◆ WHAT THE TASK REQUIRES ◆
Your copy of the material must match it exactly, except that pictures are dropped.

◆ DATA EXCERPT ◆
'''

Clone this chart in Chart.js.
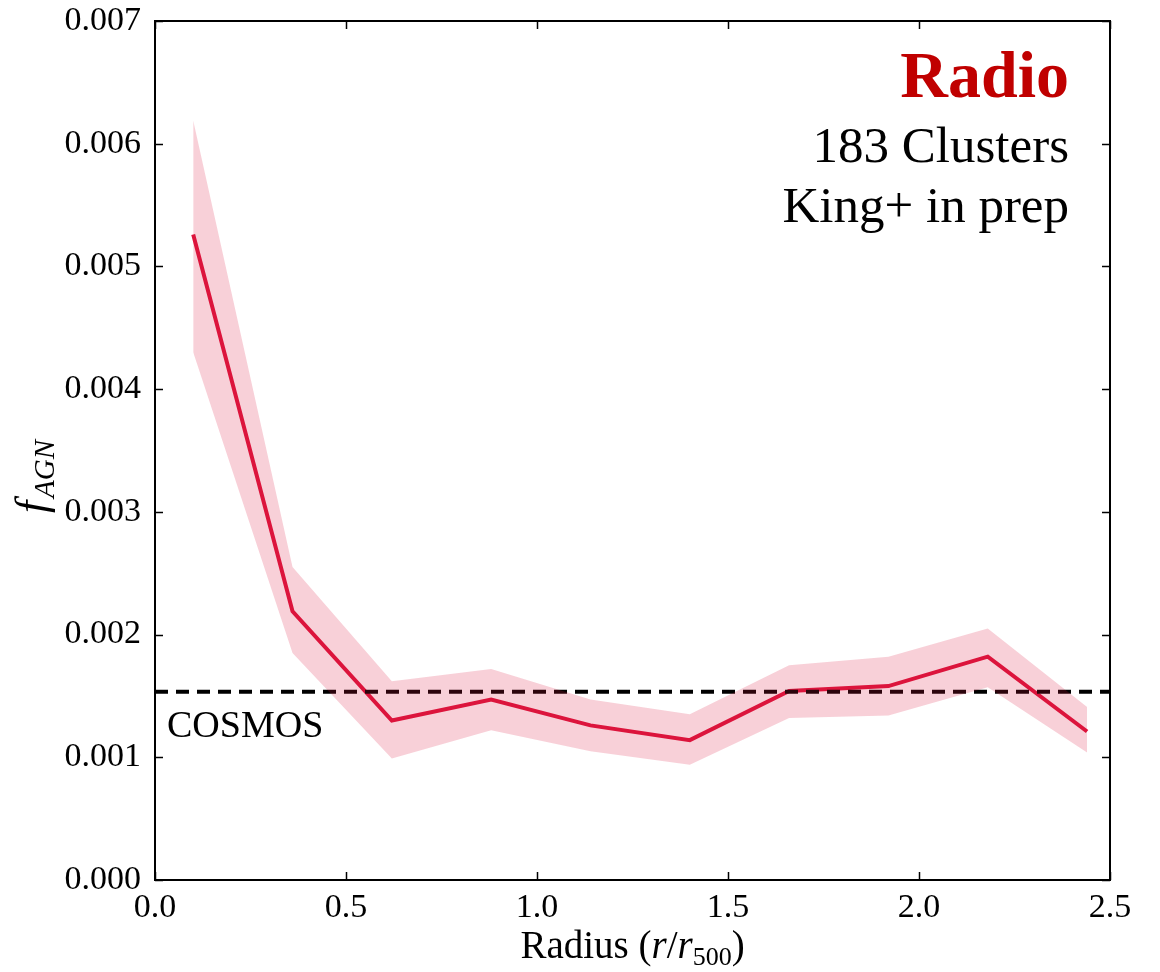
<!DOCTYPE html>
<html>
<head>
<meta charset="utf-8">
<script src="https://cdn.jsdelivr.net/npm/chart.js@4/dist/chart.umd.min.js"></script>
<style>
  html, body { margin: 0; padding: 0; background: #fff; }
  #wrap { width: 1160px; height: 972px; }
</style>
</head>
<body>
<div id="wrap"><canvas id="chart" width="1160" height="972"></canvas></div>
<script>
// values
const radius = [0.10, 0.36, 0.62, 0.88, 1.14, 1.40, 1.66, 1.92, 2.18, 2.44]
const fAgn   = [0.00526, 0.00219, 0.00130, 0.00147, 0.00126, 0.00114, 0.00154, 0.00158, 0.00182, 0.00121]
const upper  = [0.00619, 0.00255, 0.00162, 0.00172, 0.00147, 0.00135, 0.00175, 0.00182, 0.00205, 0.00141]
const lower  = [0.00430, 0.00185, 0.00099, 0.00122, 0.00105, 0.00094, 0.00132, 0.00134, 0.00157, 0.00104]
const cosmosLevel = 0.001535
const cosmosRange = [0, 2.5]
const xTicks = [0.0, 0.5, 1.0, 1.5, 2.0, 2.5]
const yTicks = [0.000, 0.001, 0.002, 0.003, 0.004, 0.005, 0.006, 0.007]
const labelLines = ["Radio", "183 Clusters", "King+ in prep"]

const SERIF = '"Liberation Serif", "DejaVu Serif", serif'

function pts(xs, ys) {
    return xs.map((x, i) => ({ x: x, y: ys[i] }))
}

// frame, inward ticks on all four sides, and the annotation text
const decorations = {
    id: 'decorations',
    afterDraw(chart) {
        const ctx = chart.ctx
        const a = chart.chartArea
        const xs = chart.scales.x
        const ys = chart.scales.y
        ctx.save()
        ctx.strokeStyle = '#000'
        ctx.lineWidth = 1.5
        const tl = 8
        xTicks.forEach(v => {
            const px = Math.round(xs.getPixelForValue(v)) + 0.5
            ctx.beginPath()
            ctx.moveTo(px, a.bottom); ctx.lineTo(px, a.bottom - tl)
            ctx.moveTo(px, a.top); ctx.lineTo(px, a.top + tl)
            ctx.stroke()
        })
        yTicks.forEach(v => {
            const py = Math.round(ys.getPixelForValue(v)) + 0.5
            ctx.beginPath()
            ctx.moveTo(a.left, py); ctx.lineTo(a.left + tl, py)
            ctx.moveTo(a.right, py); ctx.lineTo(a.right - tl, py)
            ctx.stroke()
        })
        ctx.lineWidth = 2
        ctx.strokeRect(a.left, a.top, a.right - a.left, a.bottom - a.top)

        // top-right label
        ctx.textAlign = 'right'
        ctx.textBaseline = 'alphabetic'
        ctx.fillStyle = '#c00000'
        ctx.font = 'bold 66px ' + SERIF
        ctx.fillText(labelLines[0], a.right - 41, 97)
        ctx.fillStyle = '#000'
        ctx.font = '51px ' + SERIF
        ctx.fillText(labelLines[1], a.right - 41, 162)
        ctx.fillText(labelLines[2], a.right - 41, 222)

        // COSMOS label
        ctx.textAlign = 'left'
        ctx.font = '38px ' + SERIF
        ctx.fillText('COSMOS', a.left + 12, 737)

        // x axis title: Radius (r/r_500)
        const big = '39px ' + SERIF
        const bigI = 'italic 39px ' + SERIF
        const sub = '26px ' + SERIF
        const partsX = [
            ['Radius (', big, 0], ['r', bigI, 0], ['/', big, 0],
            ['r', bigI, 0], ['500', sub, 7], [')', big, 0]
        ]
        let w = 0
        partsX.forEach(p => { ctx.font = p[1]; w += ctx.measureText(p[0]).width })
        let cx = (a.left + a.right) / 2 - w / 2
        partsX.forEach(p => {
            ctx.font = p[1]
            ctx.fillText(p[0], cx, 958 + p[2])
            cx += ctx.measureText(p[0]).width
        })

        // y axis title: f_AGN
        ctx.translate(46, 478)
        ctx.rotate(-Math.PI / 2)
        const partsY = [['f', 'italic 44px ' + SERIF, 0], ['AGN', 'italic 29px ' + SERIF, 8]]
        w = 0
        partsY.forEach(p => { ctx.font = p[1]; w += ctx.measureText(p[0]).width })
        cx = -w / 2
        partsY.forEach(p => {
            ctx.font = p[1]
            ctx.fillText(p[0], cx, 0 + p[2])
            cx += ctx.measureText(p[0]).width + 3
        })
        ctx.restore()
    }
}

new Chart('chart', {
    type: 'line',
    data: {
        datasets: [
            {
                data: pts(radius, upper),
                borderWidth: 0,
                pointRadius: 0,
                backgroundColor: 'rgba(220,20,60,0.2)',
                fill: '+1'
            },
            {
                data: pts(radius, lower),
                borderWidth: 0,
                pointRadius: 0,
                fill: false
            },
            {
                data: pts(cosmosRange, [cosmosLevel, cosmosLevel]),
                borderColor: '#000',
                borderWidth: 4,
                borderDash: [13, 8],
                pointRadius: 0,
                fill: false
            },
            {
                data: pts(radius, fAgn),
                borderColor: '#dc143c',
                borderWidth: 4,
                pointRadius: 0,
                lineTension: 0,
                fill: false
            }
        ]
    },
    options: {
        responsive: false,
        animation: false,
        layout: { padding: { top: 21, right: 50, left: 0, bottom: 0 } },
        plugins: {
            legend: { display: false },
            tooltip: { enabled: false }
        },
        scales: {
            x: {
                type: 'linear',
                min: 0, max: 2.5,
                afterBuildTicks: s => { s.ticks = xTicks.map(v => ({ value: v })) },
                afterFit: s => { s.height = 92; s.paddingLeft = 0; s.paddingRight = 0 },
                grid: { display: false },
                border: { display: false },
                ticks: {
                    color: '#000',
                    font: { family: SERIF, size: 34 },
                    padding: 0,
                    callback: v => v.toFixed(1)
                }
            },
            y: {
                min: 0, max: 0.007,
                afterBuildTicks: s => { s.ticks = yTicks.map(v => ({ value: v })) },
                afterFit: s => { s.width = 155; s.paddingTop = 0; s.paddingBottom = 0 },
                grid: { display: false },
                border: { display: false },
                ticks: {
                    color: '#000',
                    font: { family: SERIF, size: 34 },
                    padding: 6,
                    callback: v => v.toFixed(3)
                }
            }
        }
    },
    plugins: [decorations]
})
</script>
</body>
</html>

'''

◆ TASK SOLUTION ◆
Clone this chart in Chart.js.
<!DOCTYPE html>
<html>
<head>
<meta charset="utf-8">
<script src="https://cdn.jsdelivr.net/npm/chart.js@4/dist/chart.umd.min.js"></script>
<style>
  html, body { margin: 0; padding: 0; background: #fff; }
  #wrap { width: 1160px; height: 972px; }
</style>
</head>
<body>
<div id="wrap"><canvas id="chart" width="1160" height="972"></canvas></div>
<script>
// values
const radius = [0.10, 0.36, 0.62, 0.88, 1.14, 1.40, 1.66, 1.92, 2.18, 2.44]
const fAgn   = [0.00526, 0.00219, 0.00130, 0.00147, 0.00126, 0.00114, 0.00154, 0.00158, 0.00182, 0.00121]
const upper  = [0.00619, 0.00255, 0.00162, 0.00172, 0.00147, 0.00135, 0.00175, 0.00182, 0.00205, 0.00141]
const lower  = [0.00430, 0.00185, 0.00099, 0.00122, 0.00105, 0.00094, 0.00132, 0.00134, 0.00157, 0.00104]
const cosmosLevel = 0.001535
const cosmosRange = [0, 2.5]
const xTicks = [0.0, 0.5, 1.0, 1.5, 2.0, 2.5]
const yTicks = [0.000, 0.001, 0.002, 0.003, 0.004, 0.005, 0.006, 0.007]
const labelLines = ["Radio", "183 Clusters", "King+ in prep"]

const SERIF = '"Liberation Serif", "DejaVu Serif", serif'

function pts(xs, ys) {
    return xs.map((x, i) => ({ x: x, y: ys[i] }))
}

// frame, inward ticks on all four sides, and the annotation text
const decorations = {
    id: 'decorations',
    afterDraw(chart) {
        const ctx = chart.ctx
        const a = chart.chartArea
        const xs = chart.scales.x
        const ys = chart.scales.y
        ctx.save()
        ctx.strokeStyle = '#000'
        ctx.lineWidth = 1.5
        const tl = 8
        xTicks.forEach(v => {
            const px = Math.round(xs.getPixelForValue(v)) + 0.5
            ctx.beginPath()
            ctx.moveTo(px, a.bottom); ctx.lineTo(px, a.bottom - tl)
            ctx.moveTo(px, a.top); ctx.lineTo(px, a.top + tl)
            ctx.stroke()
        })
        yTicks.forEach(v => {
            const py = Math.round(ys.getPixelForValue(v)) + 0.5
            ctx.beginPath()
            ctx.moveTo(a.left, py); ctx.lineTo(a.left + tl, py)
            ctx.moveTo(a.right, py); ctx.lineTo(a.right - tl, py)
            ctx.stroke()
        })
        ctx.lineWidth = 2
        ctx.strokeRect(a.left, a.top, a.right - a.left, a.bottom - a.top)

        // top-right label
        ctx.textAlign = 'right'
        ctx.textBaseline = 'alphabetic'
        ctx.fillStyle = '#c00000'
        ctx.font = 'bold 66px ' + SERIF
        ctx.fillText(labelLines[0], a.right - 41, 97)
        ctx.fillStyle = '#000'
        ctx.font = '51px ' + SERIF
        ctx.fillText(labelLines[1], a.right - 41, 162)
        ctx.fillText(labelLines[2], a.right - 41, 222)

        // COSMOS label
        ctx.textAlign = 'left'
        ctx.font = '38px ' + SERIF
        ctx.fillText('COSMOS', a.left + 12, 737)

        // x axis title: Radius (r/r_500)
        const big = '39px ' + SERIF
        const bigI = 'italic 39px ' + SERIF
        const sub = '26px ' + SERIF
        const partsX = [
            ['Radius (', big, 0], ['r', bigI, 0], ['/', big, 0],
            ['r', bigI, 0], ['500', sub, 7], [')', big, 0]
        ]
        let w = 0
        partsX.forEach(p => { ctx.font = p[1]; w += ctx.measureText(p[0]).width })
        let cx = (a.left + a.right) / 2 - w / 2
        partsX.forEach(p => {
            ctx.font = p[1]
            ctx.fillText(p[0], cx, 958 + p[2])
            cx += ctx.measureText(p[0]).width
        })

        // y axis title: f_AGN
        ctx.translate(46, 478)
        ctx.rotate(-Math.PI / 2)
        const partsY = [['f', 'italic 44px ' + SERIF, 0], ['AGN', 'italic 29px ' + SERIF, 8]]
        w = 0
        partsY.forEach(p => { ctx.font = p[1]; w += ctx.measureText(p[0]).width })
        cx = -w / 2
        partsY.forEach(p => {
            ctx.font = p[1]
            ctx.fillText(p[0], cx, 0 + p[2])
            cx += ctx.measureText(p[0]).width + 3
        })
        ctx.restore()
    }
}

new Chart('chart', {
    type: 'line',
    data: {
        datasets: [
            {
                data: pts(radius, upper),
                borderWidth: 0,
                pointRadius: 0,
                backgroundColor: 'rgba(220,20,60,0.2)',
                fill: '+1'
            },
            {
                data: pts(radius, lower),
                borderWidth: 0,
                pointRadius: 0,
                fill: false
            },
            {
                data: pts(cosmosRange, [cosmosLevel, cosmosLevel]),
                borderColor: '#000',
                borderWidth: 4,
                borderDash: [13, 8],
                pointRadius: 0,
                fill: false
            },
            {
                data: pts(radius, fAgn),
                borderColor: '#dc143c',
                borderWidth: 4,
                pointRadius: 0,
                lineTension: 0,
                fill: false
            }
        ]
    },
    options: {
        responsive: false,
        animation: false,
        layout: { padding: { top: 21, right: 50, left: 0, bottom: 0 } },
        plugins: {
            legend: { display: false },
            tooltip: { enabled: false }
        },
        scales: {
            x: {
                type: 'linear',
                min: 0, max: 2.5,
                afterBuildTicks: s => { s.ticks = xTicks.map(v => ({ value: v })) },
                afterFit: s => { s.height = 92; s.paddingLeft = 0; s.paddingRight = 0 },
                grid: { display: false },
                border: { display: false },
                ticks: {
                    color: '#000',
                    font: { family: SERIF, size: 34 },
                    padding: 0,
                    callback: v => v.toFixed(1)
                }
            },
            y: {
                min: 0, max: 0.007,
                afterBuildTicks: s => { s.ticks = yTicks.map(v => ({ value: v })) },
                afterFit: s => { s.width = 155; s.paddingTop = 0; s.paddingBottom = 0 },
                grid: { display: false },
                border: { display: false },
                ticks: {
                    color: '#000',
                    font: { family: SERIF, size: 34 },
                    padding: 6,
                    callback: v => v.toFixed(3)
                }
            }
        }
    },
    plugins: [decorations]
})
</script>
</body>
</html>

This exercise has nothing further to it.